On the occasion of the World AIDS Day at the beginning of December, Egypt’s Ministry of Health announced checking 2,778 cases infected by HIV in the period between January and September 2017. The ministry added that it had provided 3,000 HIV patients with the needed medicine.
Spokesperson for the Ministry of Health Khaled Megahed said that the ministry is working on integrating patients into society by providing medical and psychological support.
Megahed stressed that Egypt is one of the countries with the lowest rates of HIV cases and spread of the disease. He added that the number of cases in the country in 2016 was 10,550, 0.01% compared to the international rate.
According to Megahed, the number of people living with HIV in Egypt is 8,564, 82% of them males, while 18% are females. He explained that 75% of these cases are identified in people between the ages of 15 and 50.

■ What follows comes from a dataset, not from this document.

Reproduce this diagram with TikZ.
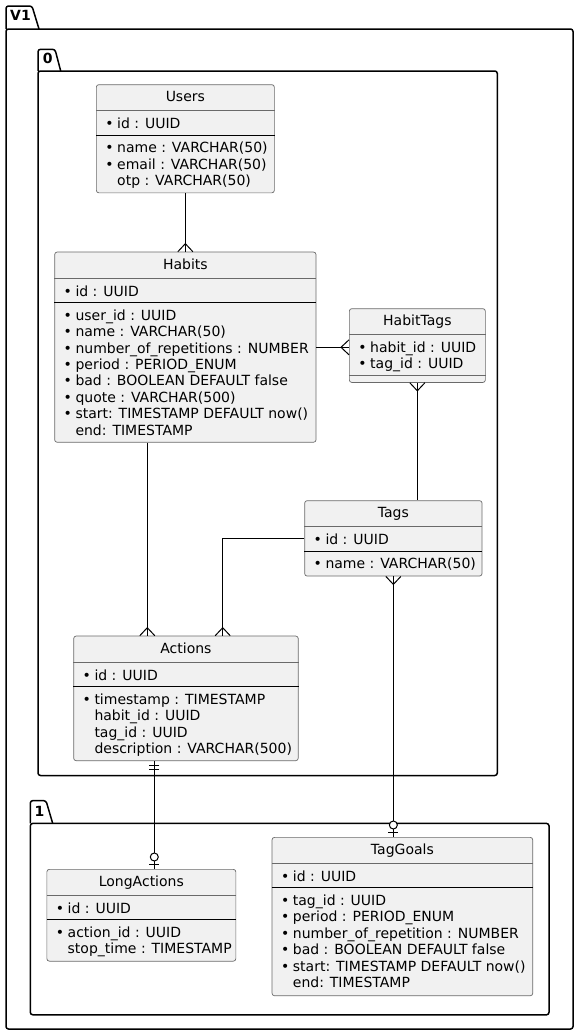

Chief of the Central Agency of Preventive Affairs at the Ministry of Health, Alaa Eid, said that the ministry is working on a plan to maintain the low rates of the disease’s spread in Egypt, preparing to announce the country as free of HIV in 2030.
“The ministry is working on the national program of HIV, which includes boosting labs services through 24 centres for giving advice and optional checks in 18 governorates. The program also includes providing medical service through fever hospitals and drug rehabilitation centres,” said Eid.
He added that one of the ministry’s goals is to provide medical service to patients without social stigma or discrimination inside medical institutions.
According to WHO, HIV can be transmitted through unprotected sexual intercourse (vaginal or anal) or oral sex with an infected person, transfusion of contaminated blood, and the sharing of contaminated needles, syringes, or other sharp instruments. It may also be transmitted between a mother and her infant during pregnancy, childbirth, or breastfeeding.
The length of time that a person infected with HIV develops AIDS can vary widely between individuals. Left without treatment, the majority of people infected with HIV will develop signs of HIV-related illness within 5-10 years, although this can be shorter.
The time between acquiring HIV and an AIDS diagnosis is usually between 10 and 15 years, but sometimes longer. Antiretroviral therapy (ART) can slow the disease progression by preventing the virus replicating and therefore decreasing the amount of virus in an infected person’s blood (known as the ‘viral load’), according to WHO.